From the Acheulean hunters of the Nile valley and the cemetery of Jebel Sahaba through the cattle herders of Nabta Playa, the farming villages of the Faiyum and Merimde, and the Badarian and Naqada cultures, to the dawn of writing at Abydos and Narmer's union of the Two Lands around 3100 BCE. Slide across the millennia to read the major events that shaped Egypt before the pharaohs.

  1. Lower Palaeolithic
    • Acheulean hunters of the Nile valley

      Bands of early humans range along the terraces of the Nile and the springs of the Western Desert, leaving behind the symmetrical Acheulean hand-axes that mark the oldest human presence in Egypt.

  2. Late Palaeolithic
    • The cemetery of Jebel Sahaba

      On the east bank of the Nile in Nubia, hunter-gatherers bury their dead in an organised cemetery; many of the skeletons bear arrowhead wounds, evidence of some of the earliest known human conflict.

  3. Saharan Neolithic
    • Cattle herders of Nabta Playa

      In a seasonal lake basin of the Western Desert, pastoral communities herd cattle, dig deep wells, and store grain, building one of the earliest organised societies in north-eastern Africa.

  4. Neolithic
    • Farming villages of the Faiyum and Merimde

      As the Sahara dries, communities settle along the Nile and the Faiyum lake, cultivating wheat and barley, herding sheep and goats, and weaving the first Egyptian villages from reed and mud.

  5. Predynastic Egypt
    • The Badarian culture of Upper Egypt

      Around El-Badari in Upper Egypt, a refined farming culture produces thin rippled pottery, ivory and slate ornaments, and carefully arranged burials that hint at growing belief in an afterlife.

  6. Naqada I (Amratian)
    • Rise of the Naqada culture

      Centred on the great Upper Egyptian towns of Naqada, Hierakonpolis, and Abydos, the Amratian culture spreads a shared style of red-painted pottery, figurines, and decorated palettes along the Nile.

  7. Naqada II (Gerzean)
    • Towns, trade, and the first kings

      Hierakonpolis swells into a true town with a temple and elite cemeteries, long-distance trade reaches Mesopotamia and the Levant, and powerful chiefs begin to fashion the symbols of Egyptian kingship.

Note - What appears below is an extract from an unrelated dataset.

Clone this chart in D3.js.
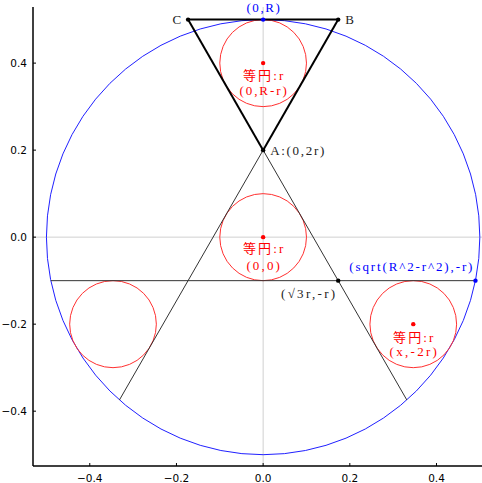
<!DOCTYPE html>
<html><head><meta charset="utf-8">
<script src="https://cdn.jsdelivr.net/npm/d3@7"></script>
<style>body{margin:0;background:#fff}svg{display:block}</style>
</head><body>
<script>
// ---- data ----
const xTicks = [-0.4, -0.2, 0.0, 0.2, 0.4];
const yTicks = [-0.4, -0.2, 0.0, 0.2, 0.4];
const bigCircle = {cx: 0, cy: 0, r: 0.5};
const smallCircles = [[0, 0.4], [0, 0], [0.3464, -0.2], [-0.3464, -0.2]];
const smallR = 0.1;
const thickLines = [[[-0.1732, 0.5], [0.1732, 0.5]], [[-0.1732, 0.5], [0, 0.2]], [[0.1732, 0.5], [0, 0.2]]];
const thinLines = [[[0, 0.2], [-0.3316, -0.3743]], [[0, 0.2], [0.3316, -0.3743]], [[-0.4899, -0.1], [0.4899, -0.1]]];
const blackPts = [[-0.1732, 0.5], [0.1732, 0.5], [0, 0.2], [0.1732, -0.1]];
const bluePts = [[0, 0.5], [0.4899, -0.1]];
const redPts = [[0, 0.4], [0, 0], [0.3464, -0.2]];
// labels: [x, y, text, color, anchor, dxPx, dyPx]
const labels = [
  [0, 0.5, "(0,R)", "blue", "middle", 0, -12],
  [-0.1732, 0.5, "C", "#222", "end", -7, 0],
  [0.1732, 0.5, "B", "#222", "start", 7, 0],
  [0, 0.4, "等円:r", "red", "middle", 0, 12],
  [0, 0.4, "(0,R-r)", "red", "middle", 0, 27],
  [0, 0.2, "A:(0,2r)", "#222", "start", 7, 0],
  [0, 0, "等円:r", "red", "middle", 0, 11],
  [0, 0, "(0,0)", "red", "middle", 0, 28],
  [0.1732, -0.1, "(√3r,-r)", "#222", "end", -3, 13],
  [0.4899, -0.1, "(sqrt(R^2-r^2),-r)", "blue", "end", -3, -14],
  [0.3464, -0.2, "等円:r", "red", "middle", 0, 13],
  [0.3464, -0.2, "(x,-2r)", "red", "middle", 0, 27]
];

// ---- drawing ----
const W = 482, H = 483;
const L = 33, Rt = 482, T = 7, B = 466;
const x = d3.scaleLinear().domain([-0.531, 0.505]).range([L, Rt]);
const y = d3.scaleLinear().domain([-0.526, 0.529]).range([B, T]);
const svg = d3.select("body").append("svg").attr("width", W).attr("height", H);

svg.append("defs").append("clipPath").attr("id", "clip")
  .append("rect").attr("x", L).attr("y", T).attr("width", Rt - L).attr("height", B - T);

const g = svg.append("g").attr("clip-path", "url(#clip)");
// zero lines
g.append("line").attr("x1", x(0)).attr("x2", x(0)).attr("y1", T).attr("y2", B)
  .attr("stroke", "#d0d0d0").attr("stroke-width", 1);
g.append("line").attr("x1", L).attr("x2", Rt).attr("y1", y(0)).attr("y2", y(0))
  .attr("stroke", "#d0d0d0").attr("stroke-width", 1);

const k = x(1) - x(0), ky = y(0) - y(1);
g.append("ellipse").attr("cx", x(bigCircle.cx)).attr("cy", y(bigCircle.cy))
  .attr("rx", bigCircle.r * k).attr("ry", bigCircle.r * ky)
  .attr("fill", "none").attr("stroke", "#2020ff").attr("stroke-width", 1);

g.selectAll(".sc").data(smallCircles).enter().append("ellipse")
  .attr("cx", d => x(d[0])).attr("cy", d => y(d[1]))
  .attr("rx", smallR * k).attr("ry", smallR * ky)
  .attr("fill", "none").attr("stroke", "#ff3030").attr("stroke-width", 1);

const line = d3.line().x(d => x(d[0])).y(d => y(d[1]));
g.selectAll(".tl").data(thinLines).enter().append("path")
  .attr("d", line).attr("fill", "none").attr("stroke", "#333").attr("stroke-width", 1);
g.selectAll(".kl").data(thickLines).enter().append("path")
  .attr("d", line).attr("fill", "none").attr("stroke", "#000").attr("stroke-width", 2);

const dots = (arr, col) => g.selectAll(null).data(arr).enter().append("circle")
  .attr("cx", d => x(d[0])).attr("cy", d => y(d[1])).attr("r", 2.2).attr("fill", col);
dots(blackPts, "#000"); dots(bluePts, "blue"); dots(redPts, "red");

// monospace-like width: half-width char = 6.9px, full-width = 13.8px
const textW = s => Array.from(s).reduce((a, c) => a + (c.charCodeAt(0) > 0x2fff ? 2 : 1), 0) * 6.9 - 1;
svg.selectAll(".lab").data(labels).enter().append("text")
  .attr("x", d => x(d[0]) + d[5]).attr("y", d => y(d[1]) + d[6])
  .attr("dy", "0.35em").attr("text-anchor", d => d[4]).attr("fill", d => d[3])
  .attr("textLength", d => d[2].length > 1 ? textW(d[2]) : null)
  .attr("lengthAdjust", "spacing")
  .style("font-family", "'Liberation Serif','Noto Sans CJK JP',serif").style("font-size", "13px")
  .text(d => d[2]);

// axes
const ax = svg.append("g").style("font-family", "'DejaVu Sans',sans-serif").style("font-size", "10.5px");
ax.append("line").attr("x1", L).attr("x2", L).attr("y1", T).attr("y2", B).attr("stroke", "#000").attr("stroke-width", 1.5);
ax.append("line").attr("x1", L).attr("x2", Rt).attr("y1", B).attr("y2", B).attr("stroke", "#000").attr("stroke-width", 1.5);
const fmt = v => (v < 0 ? "\u2212" : "") + Math.abs(v).toFixed(1);
xTicks.forEach(v => {
  ax.append("line").attr("x1", x(v)).attr("x2", x(v)).attr("y1", B).attr("y2", B - 3).attr("stroke", "#000");
  ax.append("text").attr("x", x(v)).attr("y", B + 12).attr("dy", "0.35em").attr("text-anchor", "middle").text(fmt(v));
});
yTicks.forEach(v => {
  ax.append("line").attr("x1", L).attr("x2", L + 3).attr("y1", y(v)).attr("y2", y(v)).attr("stroke", "#000");
  ax.append("text").attr("x", L - 6).attr("y", y(v)).attr("dy", "0.35em").attr("text-anchor", "end").text(fmt(v));
});
</script>
</body></html>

  8. Naqada III (Dynasty 0)
    • The dawn of writing at Abydos

      In the royal tomb U-j at Abydos, bone and ivory tags incised with the earliest Egyptian hieroglyphic signs record goods and place-names, marking the birth of writing in the Nile valley.

  9. Unification
    • Narmer and the union of the Two Lands

      King Narmer of Upper Egypt unites the Nile valley and Delta into a single kingdom; the great ceremonial palette from Hierakonpolis shows him wearing the crowns of both Upper and Lower Egypt.